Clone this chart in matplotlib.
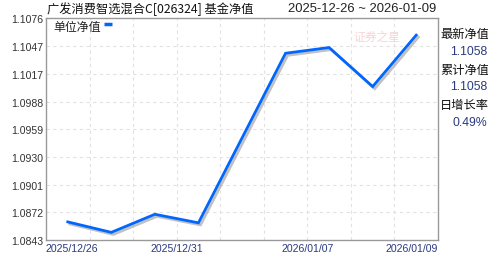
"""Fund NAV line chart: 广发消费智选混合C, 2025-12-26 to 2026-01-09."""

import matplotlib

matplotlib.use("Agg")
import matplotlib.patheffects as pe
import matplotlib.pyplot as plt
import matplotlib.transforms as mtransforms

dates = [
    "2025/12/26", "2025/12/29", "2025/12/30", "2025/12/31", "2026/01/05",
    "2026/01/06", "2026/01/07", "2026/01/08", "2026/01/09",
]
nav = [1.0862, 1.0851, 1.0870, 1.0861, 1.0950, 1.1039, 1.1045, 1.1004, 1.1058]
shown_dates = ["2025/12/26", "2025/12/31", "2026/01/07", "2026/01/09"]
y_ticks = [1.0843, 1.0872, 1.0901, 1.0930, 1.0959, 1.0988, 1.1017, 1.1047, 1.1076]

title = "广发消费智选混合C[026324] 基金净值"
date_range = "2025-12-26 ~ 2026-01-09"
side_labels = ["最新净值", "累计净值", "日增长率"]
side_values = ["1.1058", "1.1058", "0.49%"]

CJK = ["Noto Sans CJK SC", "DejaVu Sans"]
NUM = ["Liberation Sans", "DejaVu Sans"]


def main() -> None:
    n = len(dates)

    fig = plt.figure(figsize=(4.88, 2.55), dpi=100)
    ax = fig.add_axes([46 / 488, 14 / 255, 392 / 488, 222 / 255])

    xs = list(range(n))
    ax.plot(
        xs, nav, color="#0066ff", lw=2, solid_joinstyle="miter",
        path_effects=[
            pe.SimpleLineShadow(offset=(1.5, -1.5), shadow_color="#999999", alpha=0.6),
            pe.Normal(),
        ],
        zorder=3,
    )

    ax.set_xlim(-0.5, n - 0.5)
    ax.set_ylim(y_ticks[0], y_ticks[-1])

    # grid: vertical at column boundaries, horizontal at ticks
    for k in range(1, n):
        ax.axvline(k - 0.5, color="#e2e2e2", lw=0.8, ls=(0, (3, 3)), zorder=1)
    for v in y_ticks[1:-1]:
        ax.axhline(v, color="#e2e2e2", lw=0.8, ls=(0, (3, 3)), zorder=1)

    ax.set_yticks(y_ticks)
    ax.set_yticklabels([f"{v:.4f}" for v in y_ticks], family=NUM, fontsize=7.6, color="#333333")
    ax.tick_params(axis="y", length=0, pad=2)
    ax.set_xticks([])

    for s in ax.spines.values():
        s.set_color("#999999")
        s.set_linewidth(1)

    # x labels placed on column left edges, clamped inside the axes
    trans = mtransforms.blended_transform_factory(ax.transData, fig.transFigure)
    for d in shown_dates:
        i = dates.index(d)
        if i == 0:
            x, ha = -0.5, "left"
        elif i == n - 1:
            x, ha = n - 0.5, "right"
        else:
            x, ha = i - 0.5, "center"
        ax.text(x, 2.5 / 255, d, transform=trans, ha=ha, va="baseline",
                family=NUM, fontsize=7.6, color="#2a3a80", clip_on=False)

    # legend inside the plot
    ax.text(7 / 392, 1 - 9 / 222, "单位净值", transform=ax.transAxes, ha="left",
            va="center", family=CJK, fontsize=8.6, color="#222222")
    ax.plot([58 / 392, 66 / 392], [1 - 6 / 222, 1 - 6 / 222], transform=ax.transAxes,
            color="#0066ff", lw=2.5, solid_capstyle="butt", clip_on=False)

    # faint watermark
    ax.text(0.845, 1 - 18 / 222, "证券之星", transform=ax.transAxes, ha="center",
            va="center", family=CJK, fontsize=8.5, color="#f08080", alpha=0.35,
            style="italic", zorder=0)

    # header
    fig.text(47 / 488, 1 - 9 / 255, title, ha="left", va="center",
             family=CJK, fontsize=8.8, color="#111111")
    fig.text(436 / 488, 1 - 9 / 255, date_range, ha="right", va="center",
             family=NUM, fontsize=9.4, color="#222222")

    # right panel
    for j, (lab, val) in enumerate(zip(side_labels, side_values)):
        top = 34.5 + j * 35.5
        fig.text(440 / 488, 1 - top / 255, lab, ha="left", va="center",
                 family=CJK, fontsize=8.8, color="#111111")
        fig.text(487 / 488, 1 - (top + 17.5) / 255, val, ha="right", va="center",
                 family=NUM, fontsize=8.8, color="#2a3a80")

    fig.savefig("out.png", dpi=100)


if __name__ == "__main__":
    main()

» **GOAL OF THE EXERCISE**: Reproduce every line of the material precisely, omitting its pictures.

» **COMPLETE RESPONSE**:
Clone this chart in matplotlib.
"""Fund NAV line chart: 广发消费智选混合C, 2025-12-26 to 2026-01-09."""

import matplotlib

matplotlib.use("Agg")
import matplotlib.patheffects as pe
import matplotlib.pyplot as plt
import matplotlib.transforms as mtransforms

dates = [
    "2025/12/26", "2025/12/29", "2025/12/30", "2025/12/31", "2026/01/05",
    "2026/01/06", "2026/01/07", "2026/01/08", "2026/01/09",
]
nav = [1.0862, 1.0851, 1.0870, 1.0861, 1.0950, 1.1039, 1.1045, 1.1004, 1.1058]
shown_dates = ["2025/12/26", "2025/12/31", "2026/01/07", "2026/01/09"]
y_ticks = [1.0843, 1.0872, 1.0901, 1.0930, 1.0959, 1.0988, 1.1017, 1.1047, 1.1076]

title = "广发消费智选混合C[026324] 基金净值"
date_range = "2025-12-26 ~ 2026-01-09"
side_labels = ["最新净值", "累计净值", "日增长率"]
side_values = ["1.1058", "1.1058", "0.49%"]

CJK = ["Noto Sans CJK SC", "DejaVu Sans"]
NUM = ["Liberation Sans", "DejaVu Sans"]


def main() -> None:
    n = len(dates)

    fig = plt.figure(figsize=(4.88, 2.55), dpi=100)
    ax = fig.add_axes([46 / 488, 14 / 255, 392 / 488, 222 / 255])

    xs = list(range(n))
    ax.plot(
        xs, nav, color="#0066ff", lw=2, solid_joinstyle="miter",
        path_effects=[
            pe.SimpleLineShadow(offset=(1.5, -1.5), shadow_color="#999999", alpha=0.6),
            pe.Normal(),
        ],
        zorder=3,
    )

    ax.set_xlim(-0.5, n - 0.5)
    ax.set_ylim(y_ticks[0], y_ticks[-1])

    # grid: vertical at column boundaries, horizontal at ticks
    for k in range(1, n):
        ax.axvline(k - 0.5, color="#e2e2e2", lw=0.8, ls=(0, (3, 3)), zorder=1)
    for v in y_ticks[1:-1]:
        ax.axhline(v, color="#e2e2e2", lw=0.8, ls=(0, (3, 3)), zorder=1)

    ax.set_yticks(y_ticks)
    ax.set_yticklabels([f"{v:.4f}" for v in y_ticks], family=NUM, fontsize=7.6, color="#333333")
    ax.tick_params(axis="y", length=0, pad=2)
    ax.set_xticks([])

    for s in ax.spines.values():
        s.set_color("#999999")
        s.set_linewidth(1)

    # x labels placed on column left edges, clamped inside the axes
    trans = mtransforms.blended_transform_factory(ax.transData, fig.transFigure)
    for d in shown_dates:
        i = dates.index(d)
        if i == 0:
            x, ha = -0.5, "left"
        elif i == n - 1:
            x, ha = n - 0.5, "right"
        else:
            x, ha = i - 0.5, "center"
        ax.text(x, 2.5 / 255, d, transform=trans, ha=ha, va="baseline",
                family=NUM, fontsize=7.6, color="#2a3a80", clip_on=False)

    # legend inside the plot
    ax.text(7 / 392, 1 - 9 / 222, "单位净值", transform=ax.transAxes, ha="left",
            va="center", family=CJK, fontsize=8.6, color="#222222")
    ax.plot([58 / 392, 66 / 392], [1 - 6 / 222, 1 - 6 / 222], transform=ax.transAxes,
            color="#0066ff", lw=2.5, solid_capstyle="butt", clip_on=False)

    # faint watermark
    ax.text(0.845, 1 - 18 / 222, "证券之星", transform=ax.transAxes, ha="center",
            va="center", family=CJK, fontsize=8.5, color="#f08080", alpha=0.35,
            style="italic", zorder=0)

    # header
    fig.text(47 / 488, 1 - 9 / 255, title, ha="left", va="center",
             family=CJK, fontsize=8.8, color="#111111")
    fig.text(436 / 488, 1 - 9 / 255, date_range, ha="right", va="center",
             family=NUM, fontsize=9.4, color="#222222")

    # right panel
    for j, (lab, val) in enumerate(zip(side_labels, side_values)):
        top = 34.5 + j * 35.5
        fig.text(440 / 488, 1 - top / 255, lab, ha="left", va="center",
                 family=CJK, fontsize=8.8, color="#111111")
        fig.text(487 / 488, 1 - (top + 17.5) / 255, val, ha="right", va="center",
                 family=NUM, fontsize=8.8, color="#2a3a80")

    fig.savefig("out.png", dpi=100)


if __name__ == "__main__":
    main()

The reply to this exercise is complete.